Acabo de llegar de Madrid. Me gustan ese pueblo y sus gentes, sus extravagancias, su aristocracia y su aire plebeyo. Y hoy me ha gustado especialmente el Oratorio del Caballero de Gracia, a donde he entrado acuciado por mis necesidades.
He aprovechado el tiempo que tenía libre por la mañana para visitar un par de librerías de viejo. He vuelto a casa con La vida de J. Balmes de Benito García de los Santos (1848), Menéndez Pelayo y sus ideas, de Edmundo Gonzáles Blanco (1930) y los dos tomos (intonsos) de La voz de un perseguido, de José Calvo Sotelo (1933). El primer tomo está prologado por Antonio Goicoechea y el segundo, por José María Pemán. Los he comprado con la íntima satisfacción de sentirme un raro.
En la comida con el capítulo español del Club de Roma, los que saben -que saben- han pintado un panorama nada halagüeño de la situación económica. Yo les he hablado -que a eso he ido- del futuro de la educación, pero no me he referido a las “competencias del siglo XXI”, sino a las mediciones del capital humano, al "capitalismo cognitivo", a la "Smart fraction theory", a la emergente élite cognitiva y a nuestra carencia de "risk takers". Al salir he visitado otra librería de viejo que tenía fichada desde hace tiempo, pero he decidido que ya había llegado al tope de gasto y he salido de allí sin echar más vacío a mi cartera.
He dicho alguna vez por aquí que se podría hacer una guía de las ciudades de España a partir de sus librerías de viejo y sus libreros. Me reafirmo en la idea. Pero tendría que ser pronto, porque se están cerrando. La librera de la Librería del Prado me ha echado la bronca porque le he confesado que compraba en Iberlibro que, según me ha asegurado, es Amazon. Ya no me he atrevido a decirle que también compro en Amazon. Sin embargo, el argumento que ha empleado me ha dejado inquieto: por cada compra que hago en Iberlibro contribuyo con un pequeño impuesto al erario público de Luxemburgo. ¿Será así? Por si acaso, voy a probar con uniliber-com.
El miércoles pasado me renové el DNI y el pasaporte. No son dos meros objetos. Nada hay que nos resulte más inseparable que nuestro DNI. Está tan impregnado de nosotros, que es como una prótesis política. Como al verme en el nuevo, me siento extraño y un poco intruso, he decidido llevar durante unos días el viejo, como un ejercicio de transmisión de impregnaciones: "…et quasi cursores vitae lampada tradunt". El pasaporte también está impregnado, pero de imágenes lejanas, de aviones, autobuses y hoteles; de amigos del otro lado del Atlántico y los Rodopes y de anécdotas. Es una prótesis sentimental.
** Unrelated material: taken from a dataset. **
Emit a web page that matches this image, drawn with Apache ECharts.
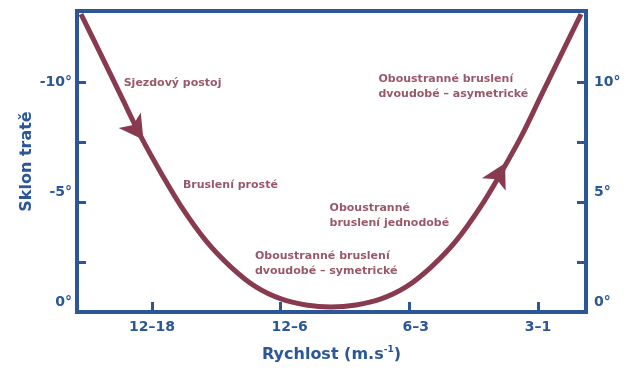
<!DOCTYPE html>
<html><head><meta charset="utf-8">
<script src="https://cdn.jsdelivr.net/npm/echarts@6/dist/echarts.min.js"></script>
<style>html,body{margin:0;padding:0;background:#fff}#c{width:630px;height:370px}</style>
</head><body><div id="c"></div>
<script>
// ---- data ----
const speedCategories = ['12–18', '12–6', '6–3', '3–1'];
const speedLabelValues = [0, 1.07, 2.05, 3];
const slopeTickValues = [2.5, 5, 7.5, 10];
const slopeLabelValues = [0.83, 5.42, 10];
const slopeLabelsLeft = ['0°', '-5°', '-10°'];
const slopeLabelsRight = ['0°', '5°', '10°'];

const curveX = [-0.552, -0.396, -0.241, -0.085, 0.070, 0.225, 0.420, 0.614, 0.808, 1.003, 1.197, 1.391, 1.586, 1.780, 1.974, 2.169, 2.363, 2.557, 2.712, 2.868, 3.023, 3.179, 3.334];
const curveY = [12.83, 11.13, 9.42, 7.71, 6.21, 4.83, 3.38, 2.29, 1.46, 0.96, 0.71, 0.625, 0.71, 0.96, 1.46, 2.29, 3.38, 4.83, 6.21, 7.71, 9.42, 11.13, 12.83];

const arrowX = [-0.12, 2.70];
const arrowY = [8.0, 6.17];
const arrowAngle = [-145, -28];

const noteText = ['Sjezdový postoj', 'Bruslení prosté', 'Oboustranné bruslení\ndvoudobé – symetrické', 'Oboustranné\nbruslení jednodobé', 'Oboustranné bruslení\ndvoudobé – asymetrické'];
const noteX = [-0.22, 0.24, 0.80, 1.38, 1.76];
const noteY = [9.96, 5.71, 2.44, 4.42, 9.81];

// ---- chart ----
const BLUE = '#2B5797';
const RED = '#883A4E';
const TEXT_RED = '#7E2E44';
const FONT = 'DejaVu Sans';
const ARROW = 'path://M0,0 L13,24 L0,18 L-13,24 Z';

const chart = echarts.init(document.getElementById('c'), null, {renderer: 'canvas'});
const nearestIdx = (v, vals) => { let b = 0; vals.forEach((x, i) => { if (Math.abs(x - v) < Math.abs(vals[b] - v)) b = i; }); return b; };

const yCommon = {
  type: 'value', min: 0.4167, max: 12.958,
  splitLine: {show: false}, axisLine: {show: false, onZero: false},
  nameMoveOverlap: false,
  axisTick: {show: true, inside: true, length: 9, customValues: slopeTickValues, lineStyle: {color: BLUE, width: 3}},
};

chart.setOption({
  animation: false,
  grid: {left: 77, right: 44, top: 11, bottom: 58, containLabel: false, outerBoundsMode: 'none',
    show: true, borderColor: BLUE, borderWidth: 4, backgroundColor: 'transparent'},
  xAxis: {
    type: 'value', min: -0.5829, max: 3.373,
    splitLine: {show: false}, axisLine: {show: false, onZero: false},
    nameMoveOverlap: false,
    axisTick: {show: true, inside: true, length: 10, customValues: [0, 1, 2, 3], lineStyle: {color: BLUE, width: 3}},
    axisLabel: {customValues: speedLabelValues, margin: 8, color: BLUE, fontFamily: FONT, fontWeight: 'bold', fontSize: 14,
      formatter: v => speedCategories[nearestIdx(v, speedLabelValues)]},
    name: '{a|Rychlost (m.s}{b|-1}{a|)}', nameLocation: 'middle', nameGap: 33,
    nameTextStyle: {rich: {
      a: {color: BLUE, fontFamily: FONT, fontWeight: 'bold', fontSize: 16, lineHeight: 20},
      b: {color: BLUE, fontFamily: FONT, fontWeight: 'bold', fontSize: 9, lineHeight: 20, verticalAlign: 'top', padding: [0, 0, 8, 0]}
    }}
  },
  yAxis: [
    Object.assign({}, yCommon, {
      position: 'left',
      axisLabel: {customValues: slopeLabelValues, margin: 5, color: BLUE, fontFamily: FONT, fontWeight: 'bold', fontSize: 14,
        formatter: v => slopeLabelsLeft[nearestIdx(v, slopeLabelValues)]},
      name: 'Sklon tratě', nameLocation: 'middle', nameGap: 42, nameRotate: 90,
      nameTextStyle: {color: BLUE, fontFamily: FONT, fontWeight: 'bold', fontSize: 16}
    }),
    Object.assign({}, yCommon, {
      position: 'right',
      axisLabel: {customValues: slopeLabelValues, margin: 8, color: BLUE, fontFamily: FONT, fontWeight: 'bold', fontSize: 14,
        formatter: v => slopeLabelsRight[nearestIdx(v, slopeLabelValues)]}
    })
  ],
  series: [
    {
      type: 'line', smooth: 0.35, symbol: 'none', z: 3,
      data: curveX.map((x, i) => [x, curveY[i]]),
      lineStyle: {color: RED, width: 5}
    },
    {
      type: 'scatter', symbol: ARROW, symbolSize: [27, 24], z: 4,
      data: arrowX.map((x, i) => ({value: [x, arrowY[i]], symbolRotate: arrowAngle[i]})),
      itemStyle: {color: RED, opacity: 1}
    },
    {
      type: 'scatter', symbolSize: 0, z: 5, silent: true,
      data: noteX.map((x, i) => ({value: [x, noteY[i]], name: noteText[i]})),
      label: {show: true, position: [0, 0], align: 'left', verticalAlign: 'middle',
        formatter: p => p.name, color: TEXT_RED, fontFamily: FONT, fontWeight: 'bold', fontSize: 11, lineHeight: 15}
    }
  ]
});
</script>
</body></html>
Un pasaporte caducado es el mejor viático para despertar reminiscencias y perderse un rato parsimoniosamente por ellas.
Una vez en casa, me he hecho un bocadillo de tortilla con chistorra para cenar. Eso y un vaso de vino de Toro ha sido mi porción de experiencia felicitaria del día. Gracias a que tenemos un sitio al que volver salimos por ahí a encontrar caminos de regreso.